▸ Task details
The lines to print start at the one containing "Write the Bokeh code for this chart." and end at the one containing "y_minor = [i / 10 for i in range(0, 16)]"; print them exactly, ends included, and only them.

▸ Data excerpts
┄┄┄┄┄┄┄┄┄┄

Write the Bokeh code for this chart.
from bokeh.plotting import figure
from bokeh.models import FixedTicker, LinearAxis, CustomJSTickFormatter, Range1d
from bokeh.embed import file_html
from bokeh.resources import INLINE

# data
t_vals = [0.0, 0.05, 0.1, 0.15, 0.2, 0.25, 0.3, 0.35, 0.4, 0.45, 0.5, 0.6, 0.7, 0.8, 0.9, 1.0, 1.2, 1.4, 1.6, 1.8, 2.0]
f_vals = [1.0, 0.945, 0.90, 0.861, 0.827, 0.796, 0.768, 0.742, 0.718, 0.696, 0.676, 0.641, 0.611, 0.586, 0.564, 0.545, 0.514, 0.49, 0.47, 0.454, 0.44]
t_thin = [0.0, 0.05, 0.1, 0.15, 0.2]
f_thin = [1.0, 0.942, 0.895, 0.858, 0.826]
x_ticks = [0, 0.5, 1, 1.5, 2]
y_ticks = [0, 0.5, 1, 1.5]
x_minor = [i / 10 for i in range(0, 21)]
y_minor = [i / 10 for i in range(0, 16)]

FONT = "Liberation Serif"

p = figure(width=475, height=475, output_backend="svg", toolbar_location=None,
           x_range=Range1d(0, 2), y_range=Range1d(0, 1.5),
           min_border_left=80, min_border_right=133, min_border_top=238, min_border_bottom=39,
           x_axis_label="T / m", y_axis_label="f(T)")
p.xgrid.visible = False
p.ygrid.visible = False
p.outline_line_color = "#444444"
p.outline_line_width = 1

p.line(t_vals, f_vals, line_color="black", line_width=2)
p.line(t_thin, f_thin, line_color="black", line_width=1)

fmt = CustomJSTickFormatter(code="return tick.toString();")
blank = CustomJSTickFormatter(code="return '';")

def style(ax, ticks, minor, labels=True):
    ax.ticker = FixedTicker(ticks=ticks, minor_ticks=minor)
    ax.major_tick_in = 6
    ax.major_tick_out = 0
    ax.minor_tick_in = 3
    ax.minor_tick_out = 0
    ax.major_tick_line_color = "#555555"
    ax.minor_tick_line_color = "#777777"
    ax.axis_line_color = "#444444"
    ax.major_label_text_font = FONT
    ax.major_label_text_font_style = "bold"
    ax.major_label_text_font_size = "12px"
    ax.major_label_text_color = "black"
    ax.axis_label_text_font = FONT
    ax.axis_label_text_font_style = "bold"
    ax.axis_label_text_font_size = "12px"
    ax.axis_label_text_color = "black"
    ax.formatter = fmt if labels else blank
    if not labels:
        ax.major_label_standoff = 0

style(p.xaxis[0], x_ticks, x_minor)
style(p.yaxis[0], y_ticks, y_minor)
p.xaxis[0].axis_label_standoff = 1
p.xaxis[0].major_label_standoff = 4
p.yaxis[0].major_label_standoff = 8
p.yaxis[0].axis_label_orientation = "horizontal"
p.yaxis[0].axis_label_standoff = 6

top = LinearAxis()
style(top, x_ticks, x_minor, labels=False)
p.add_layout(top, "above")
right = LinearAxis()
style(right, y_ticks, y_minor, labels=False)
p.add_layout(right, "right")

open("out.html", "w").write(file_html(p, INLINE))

┄┄┄┄┄┄┄┄┄┄

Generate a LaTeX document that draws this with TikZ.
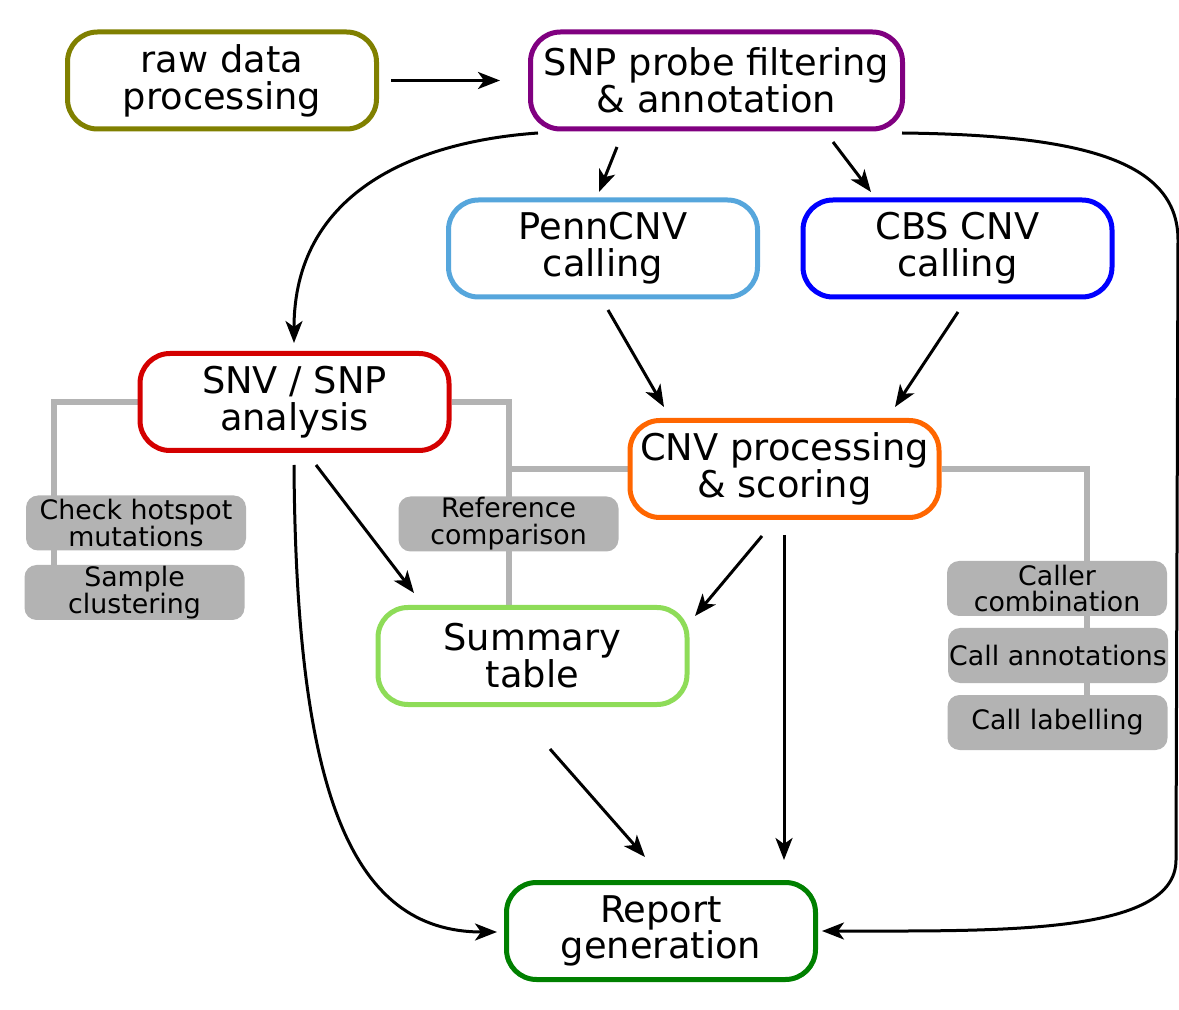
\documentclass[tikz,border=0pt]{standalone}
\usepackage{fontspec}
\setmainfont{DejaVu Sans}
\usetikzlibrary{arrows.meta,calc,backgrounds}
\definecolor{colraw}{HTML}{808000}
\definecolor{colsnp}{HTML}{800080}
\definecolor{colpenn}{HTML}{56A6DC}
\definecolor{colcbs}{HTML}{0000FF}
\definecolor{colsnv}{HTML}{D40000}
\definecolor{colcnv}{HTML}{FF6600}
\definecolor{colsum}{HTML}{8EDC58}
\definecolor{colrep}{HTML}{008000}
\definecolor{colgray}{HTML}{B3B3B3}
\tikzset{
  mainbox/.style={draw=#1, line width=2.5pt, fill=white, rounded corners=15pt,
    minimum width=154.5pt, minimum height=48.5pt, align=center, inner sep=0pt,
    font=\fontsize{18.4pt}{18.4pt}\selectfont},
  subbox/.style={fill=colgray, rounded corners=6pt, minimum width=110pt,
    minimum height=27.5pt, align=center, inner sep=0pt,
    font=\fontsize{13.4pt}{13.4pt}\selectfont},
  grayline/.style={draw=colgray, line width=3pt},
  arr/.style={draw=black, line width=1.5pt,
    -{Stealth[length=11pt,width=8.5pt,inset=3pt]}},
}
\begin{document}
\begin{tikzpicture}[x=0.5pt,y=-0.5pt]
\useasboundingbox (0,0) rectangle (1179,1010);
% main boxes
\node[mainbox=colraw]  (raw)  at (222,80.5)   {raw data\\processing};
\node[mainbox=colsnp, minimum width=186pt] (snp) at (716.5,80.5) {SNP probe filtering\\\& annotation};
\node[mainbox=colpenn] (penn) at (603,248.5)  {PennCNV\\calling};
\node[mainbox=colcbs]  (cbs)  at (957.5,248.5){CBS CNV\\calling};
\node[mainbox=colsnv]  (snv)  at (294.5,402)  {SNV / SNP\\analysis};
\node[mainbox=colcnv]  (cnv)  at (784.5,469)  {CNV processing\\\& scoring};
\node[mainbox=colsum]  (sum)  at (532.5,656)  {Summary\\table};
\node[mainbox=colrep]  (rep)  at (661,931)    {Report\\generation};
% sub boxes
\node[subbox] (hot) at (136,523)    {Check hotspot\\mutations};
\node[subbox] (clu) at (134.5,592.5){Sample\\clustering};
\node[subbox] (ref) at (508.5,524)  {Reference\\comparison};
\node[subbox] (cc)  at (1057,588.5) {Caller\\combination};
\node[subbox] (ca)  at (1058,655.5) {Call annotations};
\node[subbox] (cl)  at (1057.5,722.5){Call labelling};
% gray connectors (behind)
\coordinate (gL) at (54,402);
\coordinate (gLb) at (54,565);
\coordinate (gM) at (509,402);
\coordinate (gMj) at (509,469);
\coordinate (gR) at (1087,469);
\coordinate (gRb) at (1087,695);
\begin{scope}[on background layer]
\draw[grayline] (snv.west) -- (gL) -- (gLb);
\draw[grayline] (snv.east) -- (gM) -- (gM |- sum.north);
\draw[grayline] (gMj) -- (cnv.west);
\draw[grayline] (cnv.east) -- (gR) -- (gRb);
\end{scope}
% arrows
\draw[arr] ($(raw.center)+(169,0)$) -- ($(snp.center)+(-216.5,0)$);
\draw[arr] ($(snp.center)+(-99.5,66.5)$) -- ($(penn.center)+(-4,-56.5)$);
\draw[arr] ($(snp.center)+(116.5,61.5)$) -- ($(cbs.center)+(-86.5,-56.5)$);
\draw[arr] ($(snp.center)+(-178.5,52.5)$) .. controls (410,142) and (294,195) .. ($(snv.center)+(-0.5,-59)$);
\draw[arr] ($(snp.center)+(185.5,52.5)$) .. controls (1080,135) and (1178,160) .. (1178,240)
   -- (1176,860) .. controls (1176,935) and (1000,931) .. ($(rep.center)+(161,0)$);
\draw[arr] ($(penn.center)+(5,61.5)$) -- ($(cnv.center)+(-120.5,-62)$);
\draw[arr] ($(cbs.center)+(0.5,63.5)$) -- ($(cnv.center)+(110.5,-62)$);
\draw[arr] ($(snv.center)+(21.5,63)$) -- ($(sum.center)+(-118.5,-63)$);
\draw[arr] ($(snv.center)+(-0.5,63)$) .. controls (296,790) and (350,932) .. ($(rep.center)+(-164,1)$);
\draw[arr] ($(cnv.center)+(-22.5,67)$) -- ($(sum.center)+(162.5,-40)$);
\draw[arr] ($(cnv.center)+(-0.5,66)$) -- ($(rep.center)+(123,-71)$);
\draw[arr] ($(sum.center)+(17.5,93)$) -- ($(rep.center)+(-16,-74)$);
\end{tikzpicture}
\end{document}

┄┄┄┄┄┄┄┄┄┄

▸ Solution below
Write the Bokeh code for this chart.
from bokeh.plotting import figure
from bokeh.models import FixedTicker, LinearAxis, CustomJSTickFormatter, Range1d
from bokeh.embed import file_html
from bokeh.resources import INLINE

# data
t_vals = [0.0, 0.05, 0.1, 0.15, 0.2, 0.25, 0.3, 0.35, 0.4, 0.45, 0.5, 0.6, 0.7, 0.8, 0.9, 1.0, 1.2, 1.4, 1.6, 1.8, 2.0]
f_vals = [1.0, 0.945, 0.90, 0.861, 0.827, 0.796, 0.768, 0.742, 0.718, 0.696, 0.676, 0.641, 0.611, 0.586, 0.564, 0.545, 0.514, 0.49, 0.47, 0.454, 0.44]
t_thin = [0.0, 0.05, 0.1, 0.15, 0.2]
f_thin = [1.0, 0.942, 0.895, 0.858, 0.826]
x_ticks = [0, 0.5, 1, 1.5, 2]
y_ticks = [0, 0.5, 1, 1.5]
x_minor = [i / 10 for i in range(0, 21)]
y_minor = [i / 10 for i in range(0, 16)]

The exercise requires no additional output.